Le régulateur signale également que « l es tarifs fixés au 1 er août 2013 sont restés en vigueur jusqu'au 31 octobre 2014 ». Durant cette période, « les tarifs ne permettaient toujours pas de couvrir les coûts d'EDF, [...] engendrant de nouveaux rattrapages tarifaires à réaliser sur les exercices tarifaires suivants ».
Pourtant, par une décision du 11 avril 2014 6 ( * ) , le Conseil d'État avait, sur un recours déposé par les fournisseurs d'électricité concurrents d'EDF, annulé l'arrêté du 20 juillet 2012 relatif aux tarifs réglementés de vente de l'électricité et enjoint au Gouvernement de procéder dans les deux mois à une hausse des tarifs permettant de couvrir rétroactivement le manque à gagner pour EDF.

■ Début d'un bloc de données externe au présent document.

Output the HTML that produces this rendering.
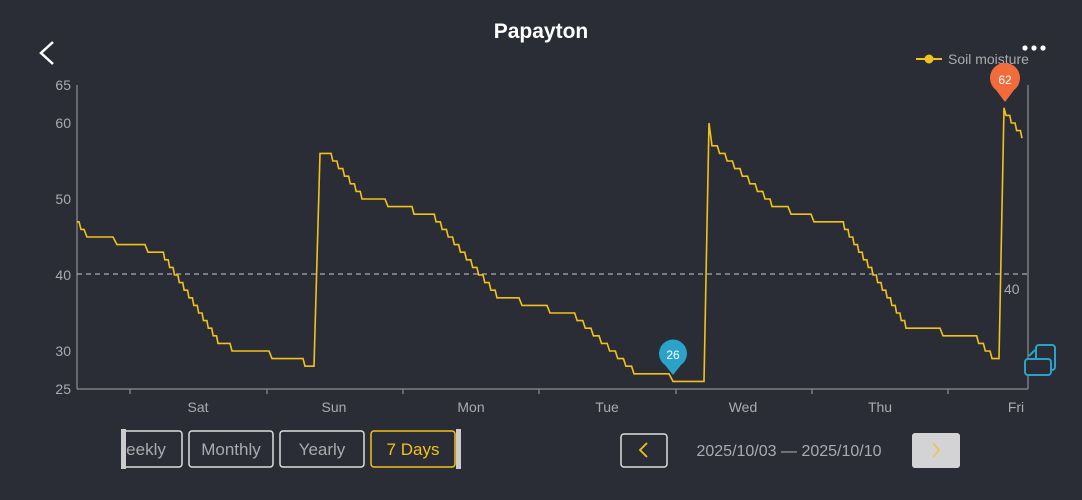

Or le rattrapage effectué réalisés par les tarifs réglementés de vente sur la période du 1 er novembre 2014 au 31 juillet 2015 ne s'élève qu'à 205 millions d'euros.
C'est pourquoi la CRE a préconisé que l'augmentation du tarif « bleu » d'EDF, plutôt destiné aux particuliers, qui devait intervenir le 1 er août 2015, s'établisse à 8 %, pour un rattrapage sur un an des hausses insuffisantes intervenues par le passé, ou à 3,5 % pour un rattrapage en deux ans. Une hausse de 2,5 % était proposée pour le tarif « jaune », plutôt destiné aux petites entreprises.
L'arrêté du 30 juillet 2015 relatif aux tarifs réglementés de vente de l'électricité, pris par le ministre de l'écologie, du développement durable et de l'énergie et par le ministre de l'économie, de l'industrie et du numérique, a finalement fixé la hausse du tarif « bleu » à 2,5 % et a gardé inchangé le tarif « jaune ».
Entre le 31 juillet 2015 et le 30 septembre 2015, le cours de l'action EDF a perdu près de 30 % de sa valeur.
* 6 CE, 11 avril 2014, Association nationale des opérateurs détaillants en énergie (ANODE), n° 65219.